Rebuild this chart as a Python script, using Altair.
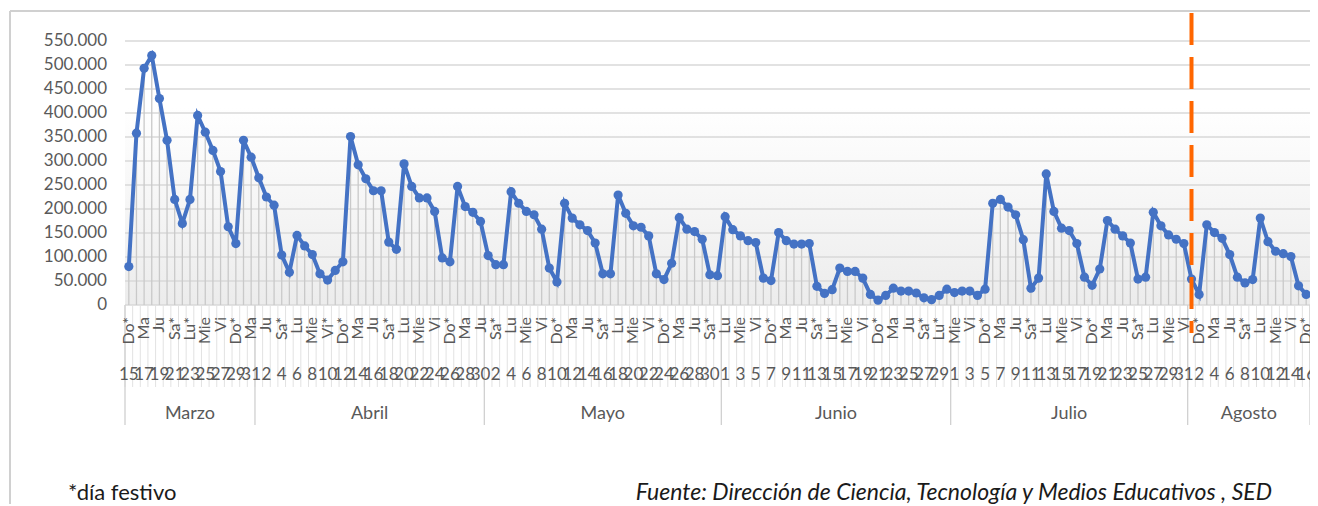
import datetime as dt
import altair as alt
import pandas as pd

# ---------------- data ----------------
months = ["Marzo", "Abril", "Mayo", "Junio", "Julio", "Agosto"]
marzo = [80, 358, 493, 520, 430, 343, 220, 170, 220, 395, 360, 322, 278, 163, 128, 343, 308]
abril = [265, 225, 208, 104, 68, 145, 123, 105, 65, 52, 72, 90, 351, 292, 263, 238, 238, 131, 116,
         294, 247, 223, 223, 195, 98, 90, 247, 205, 193, 174]
mayo = [103, 84, 84, 236, 212, 195, 188, 158, 77, 48, 212, 181, 167, 155, 129, 65, 65, 229, 191,
        165, 162, 144, 65, 53, 87, 182, 158, 153, 137, 63, 61]
junio = [184, 157, 144, 134, 130, 56, 51, 151, 134, 127, 127, 128, 39, 24, 32, 77, 70, 70, 56,
         22, 10, 20, 35, 29, 29, 25, 15, 11, 20, 33]
julio = [26, 29, 29, 20, 33, 212, 220, 204, 188, 136, 35, 56, 273, 195, 160, 155, 128, 58, 41,
         75, 176, 158, 144, 129, 54, 58, 193, 165, 146, 137, 128]
agosto = [54, 22, 167, 151, 139, 105, 58, 46, 53, 181, 132, 112, 107, 101, 40, 22]
series_k = [marzo, abril, mayo, junio, julio, agosto]
start_date = dt.date(2020, 3, 15)
dow_names = ["Lu", "Ma", "Mie", "Ju", "Vi", "Sa", "Do"]
holidays = [dt.date(2020, 3, 23), dt.date(2020, 4, 9), dt.date(2020, 4, 10), dt.date(2020, 5, 1),
            dt.date(2020, 5, 25), dt.date(2020, 6, 15), dt.date(2020, 6, 22), dt.date(2020, 6, 29),
            dt.date(2020, 7, 20), dt.date(2020, 8, 7)]
y_ticks = [0, 50000, 100000, 150000, 200000, 250000, 300000, 350000, 400000, 450000, 500000, 550000]
y_tick_labels = ["0", "50.000", "100.000", "150.000", "200.000", "250.000", "300.000",
                 "350.000", "400.000", "450.000", "500.000", "550.000"]
marker_index = 139  # 1 de agosto
note_text = "*día festivo"
source_text = "Fuente: Dirección de Ciencia, Tecnología y Medios Educativos , SED"

# ---------------- build table ----------------
rows = []
i = 0
month_first = []
for m, vals in zip(months, series_k):
    month_first.append(i)
    for v in vals:
        d = start_date + dt.timedelta(days=i)
        wd = d.weekday()
        lab = dow_names[wd] + ("*" if (wd >= 5 or d in holidays) else "")
        rows.append({"idx": i, "value": v * 1000, "dow": lab, "day": str(d.day), "month": m,
                     "show": i % 2 == 0})
        i += 1
n = i
df = pd.DataFrame(rows)
lab_df = df[df["show"]]

month_df = pd.DataFrame({
    "month": months,
    "center": [(month_first[k] + (month_first[k + 1] - 1 if k + 1 < len(months) else n - 1)) / 2
               for k in range(len(months))],
})
sep_df = pd.DataFrame({"pos": [f - 0.5 for f in month_first] + [n - 0.5]})
bound_df = pd.DataFrame({"pos": [k - 0.5 for k in range(n + 1)]})
ytick_df = pd.DataFrame({"v": y_ticks, "lab": y_tick_labels})
one = pd.DataFrame({"a": [0]})

W, H = 1185, 264
BLUE = "#4472C4"
GREY_TXT = "#595959"
FONT = "Lato"

xs = alt.Scale(domain=[-0.5, n - 0.5], nice=False, zero=False)
ys = alt.Scale(domain=[0, 550000], nice=False)

def X(field):
    return alt.X(field, type="quantitative", scale=xs, axis=None)

def Y(field):
    return alt.Y(field, type="quantitative", scale=ys, axis=None)

bg = alt.Chart(one).mark_rect(
    fill=alt.LinearGradient(gradient="linear", x1=0, x2=0, y1=0, y2=1,
                            stops=[alt.GradientStop(color="#ffffff", offset=0),
                                   alt.GradientStop(color="#ffffff", offset=0.25),
                                   alt.GradientStop(color="#ececec", offset=1)])
).encode(x=alt.value(0), x2=alt.value(W), y=alt.value(0), y2=alt.value(H))

grid = alt.Chart(ytick_df).mark_rule(color="#d9d9d9", strokeWidth=1.5).encode(
    y=Y("v"), x=alt.value(0), x2=alt.value(W))

ylabels = alt.Chart(ytick_df).mark_text(align="right", baseline="middle", font=FONT,
                                        fontSize=17, color=GREY_TXT).encode(
    y=Y("v"), x=alt.value(-18), text="lab:N")

drop = alt.Chart(df).mark_rule(color="#c9c9c9", strokeWidth=1.3).encode(
    x=X("idx"), y=Y("value"), y2=alt.datum(0))

line = alt.Chart(df).mark_line(color=BLUE, strokeWidth=4).encode(x=X("idx"), y=Y("value"))
pts = alt.Chart(df).mark_circle(color=BLUE, size=85, opacity=1).encode(x=X("idx"), y=Y("value"))

bounds = alt.Chart(bound_df).mark_rule(color="#e2e2e2", strokeWidth=1).encode(
    x=X("pos"), y=alt.value(H), y2=alt.value(H + 82))
seps = alt.Chart(sep_df).mark_rule(color="#d0d0d0", strokeWidth=1.3).encode(
    x=X("pos"), y=alt.value(H), y2=alt.value(H + 120))

dow_txt = alt.Chart(lab_df).mark_text(angle=270, align="right", baseline="middle", font=FONT,
                                      fontSize=16, color=GREY_TXT).encode(
    x=X("idx"), y=alt.value(H + 12), text="dow:N")
day_txt = alt.Chart(lab_df).mark_text(align="center", baseline="middle", font=FONT,
                                      fontSize=17, color=GREY_TXT).encode(
    x=X("idx"), y=alt.value(H + 70), text="day:N")
month_txt = alt.Chart(month_df).mark_text(align="center", baseline="middle", font=FONT,
                                          fontSize=18, color=GREY_TXT).encode(
    x=X("center"), y=alt.value(H + 109), text="month:N")

marker = alt.Chart(pd.DataFrame({"idx": [marker_index]})).mark_rule(
    color="#FF6600", strokeWidth=4, strokeDash=[32, 12]).encode(
    x=X("idx"), y=alt.value(-28), y2=alt.value(292))

frame_top = alt.Chart(one).mark_rule(color="#d0d0d0", strokeWidth=2).encode(
    x=alt.value(-115), x2=alt.value(W + 20), y=alt.value(-30))
frame_left = alt.Chart(one).mark_rule(color="#d0d0d0", strokeWidth=2).encode(
    x=alt.value(-115), y=alt.value(-30), y2=alt.value(H + 220))

note = alt.Chart(one).mark_text(align="left", baseline="alphabetic", font=FONT, fontSize=22,
                                color="#1a1a1a").encode(
    x=alt.value(-57), y=alt.value(459), text=alt.value(note_text))
source = alt.Chart(one).mark_text(align="right", baseline="alphabetic", font=FONT, fontSize=23,
                                  fontStyle="italic", color="#1a1a1a").encode(
    x=alt.value(1147), y=alt.value(459), text=alt.value(source_text))

chart = alt.layer(bg, grid, drop, bounds, seps, line, pts, marker, ylabels, dow_txt, day_txt,
                  month_txt, frame_top, frame_left, note, source).properties(
    width=W, height=H,
    padding={"left": 117, "top": 33, "right": 0, "bottom": 199},
    autosize=alt.AutoSizeParams(type="none"),
).configure_view(stroke=None)

chart.save("out.html", embed_options={"renderer": "svg", "actions": False})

━━━━

- Short exercise -
Quote the data above in full, leaving out the pictures it holds.

- Task answer -
Rebuild this chart as a Python script, using Altair.
import datetime as dt
import altair as alt
import pandas as pd

# ---------------- data ----------------
months = ["Marzo", "Abril", "Mayo", "Junio", "Julio", "Agosto"]
marzo = [80, 358, 493, 520, 430, 343, 220, 170, 220, 395, 360, 322, 278, 163, 128, 343, 308]
abril = [265, 225, 208, 104, 68, 145, 123, 105, 65, 52, 72, 90, 351, 292, 263, 238, 238, 131, 116,
         294, 247, 223, 223, 195, 98, 90, 247, 205, 193, 174]
mayo = [103, 84, 84, 236, 212, 195, 188, 158, 77, 48, 212, 181, 167, 155, 129, 65, 65, 229, 191,
        165, 162, 144, 65, 53, 87, 182, 158, 153, 137, 63, 61]
junio = [184, 157, 144, 134, 130, 56, 51, 151, 134, 127, 127, 128, 39, 24, 32, 77, 70, 70, 56,
         22, 10, 20, 35, 29, 29, 25, 15, 11, 20, 33]
julio = [26, 29, 29, 20, 33, 212, 220, 204, 188, 136, 35, 56, 273, 195, 160, 155, 128, 58, 41,
         75, 176, 158, 144, 129, 54, 58, 193, 165, 146, 137, 128]
agosto = [54, 22, 167, 151, 139, 105, 58, 46, 53, 181, 132, 112, 107, 101, 40, 22]
series_k = [marzo, abril, mayo, junio, julio, agosto]
start_date = dt.date(2020, 3, 15)
dow_names = ["Lu", "Ma", "Mie", "Ju", "Vi", "Sa", "Do"]
holidays = [dt.date(2020, 3, 23), dt.date(2020, 4, 9), dt.date(2020, 4, 10), dt.date(2020, 5, 1),
            dt.date(2020, 5, 25), dt.date(2020, 6, 15), dt.date(2020, 6, 22), dt.date(2020, 6, 29),
            dt.date(2020, 7, 20), dt.date(2020, 8, 7)]
y_ticks = [0, 50000, 100000, 150000, 200000, 250000, 300000, 350000, 400000, 450000, 500000, 550000]
y_tick_labels = ["0", "50.000", "100.000", "150.000", "200.000", "250.000", "300.000",
                 "350.000", "400.000", "450.000", "500.000", "550.000"]
marker_index = 139  # 1 de agosto
note_text = "*día festivo"
source_text = "Fuente: Dirección de Ciencia, Tecnología y Medios Educativos , SED"

# ---------------- build table ----------------
rows = []
i = 0
month_first = []
for m, vals in zip(months, series_k):
    month_first.append(i)
    for v in vals:
        d = start_date + dt.timedelta(days=i)
        wd = d.weekday()
        lab = dow_names[wd] + ("*" if (wd >= 5 or d in holidays) else "")
        rows.append({"idx": i, "value": v * 1000, "dow": lab, "day": str(d.day), "month": m,
                     "show": i % 2 == 0})
        i += 1
n = i
df = pd.DataFrame(rows)
lab_df = df[df["show"]]

month_df = pd.DataFrame({
    "month": months,
    "center": [(month_first[k] + (month_first[k + 1] - 1 if k + 1 < len(months) else n - 1)) / 2
               for k in range(len(months))],
})
sep_df = pd.DataFrame({"pos": [f - 0.5 for f in month_first] + [n - 0.5]})
bound_df = pd.DataFrame({"pos": [k - 0.5 for k in range(n + 1)]})
ytick_df = pd.DataFrame({"v": y_ticks, "lab": y_tick_labels})
one = pd.DataFrame({"a": [0]})

W, H = 1185, 264
BLUE = "#4472C4"
GREY_TXT = "#595959"
FONT = "Lato"

xs = alt.Scale(domain=[-0.5, n - 0.5], nice=False, zero=False)
ys = alt.Scale(domain=[0, 550000], nice=False)

def X(field):
    return alt.X(field, type="quantitative", scale=xs, axis=None)

def Y(field):
    return alt.Y(field, type="quantitative", scale=ys, axis=None)

bg = alt.Chart(one).mark_rect(
    fill=alt.LinearGradient(gradient="linear", x1=0, x2=0, y1=0, y2=1,
                            stops=[alt.GradientStop(color="#ffffff", offset=0),
                                   alt.GradientStop(color="#ffffff", offset=0.25),
                                   alt.GradientStop(color="#ececec", offset=1)])
).encode(x=alt.value(0), x2=alt.value(W), y=alt.value(0), y2=alt.value(H))

grid = alt.Chart(ytick_df).mark_rule(color="#d9d9d9", strokeWidth=1.5).encode(
    y=Y("v"), x=alt.value(0), x2=alt.value(W))

ylabels = alt.Chart(ytick_df).mark_text(align="right", baseline="middle", font=FONT,
                                        fontSize=17, color=GREY_TXT).encode(
    y=Y("v"), x=alt.value(-18), text="lab:N")

drop = alt.Chart(df).mark_rule(color="#c9c9c9", strokeWidth=1.3).encode(
    x=X("idx"), y=Y("value"), y2=alt.datum(0))

line = alt.Chart(df).mark_line(color=BLUE, strokeWidth=4).encode(x=X("idx"), y=Y("value"))
pts = alt.Chart(df).mark_circle(color=BLUE, size=85, opacity=1).encode(x=X("idx"), y=Y("value"))

bounds = alt.Chart(bound_df).mark_rule(color="#e2e2e2", strokeWidth=1).encode(
    x=X("pos"), y=alt.value(H), y2=alt.value(H + 82))
seps = alt.Chart(sep_df).mark_rule(color="#d0d0d0", strokeWidth=1.3).encode(
    x=X("pos"), y=alt.value(H), y2=alt.value(H + 120))

dow_txt = alt.Chart(lab_df).mark_text(angle=270, align="right", baseline="middle", font=FONT,
                                      fontSize=16, color=GREY_TXT).encode(
    x=X("idx"), y=alt.value(H + 12), text="dow:N")
day_txt = alt.Chart(lab_df).mark_text(align="center", baseline="middle", font=FONT,
                                      fontSize=17, color=GREY_TXT).encode(
    x=X("idx"), y=alt.value(H + 70), text="day:N")
month_txt = alt.Chart(month_df).mark_text(align="center", baseline="middle", font=FONT,
                                          fontSize=18, color=GREY_TXT).encode(
    x=X("center"), y=alt.value(H + 109), text="month:N")

marker = alt.Chart(pd.DataFrame({"idx": [marker_index]})).mark_rule(
    color="#FF6600", strokeWidth=4, strokeDash=[32, 12]).encode(
    x=X("idx"), y=alt.value(-28), y2=alt.value(292))

frame_top = alt.Chart(one).mark_rule(color="#d0d0d0", strokeWidth=2).encode(
    x=alt.value(-115), x2=alt.value(W + 20), y=alt.value(-30))
frame_left = alt.Chart(one).mark_rule(color="#d0d0d0", strokeWidth=2).encode(
    x=alt.value(-115), y=alt.value(-30), y2=alt.value(H + 220))

note = alt.Chart(one).mark_text(align="left", baseline="alphabetic", font=FONT, fontSize=22,
                                color="#1a1a1a").encode(
    x=alt.value(-57), y=alt.value(459), text=alt.value(note_text))
source = alt.Chart(one).mark_text(align="right", baseline="alphabetic", font=FONT, fontSize=23,
                                  fontStyle="italic", color="#1a1a1a").encode(
    x=alt.value(1147), y=alt.value(459), text=alt.value(source_text))

chart = alt.layer(bg, grid, drop, bounds, seps, line, pts, marker, ylabels, dow_txt, day_txt,
                  month_txt, frame_top, frame_left, note, source).properties(
    width=W, height=H,
    padding={"left": 117, "top": 33, "right": 0, "bottom": 199},
    autosize=alt.AutoSizeParams(type="none"),
).configure_view(stroke=None)

chart.save("out.html", embed_options={"renderer": "svg", "actions": False})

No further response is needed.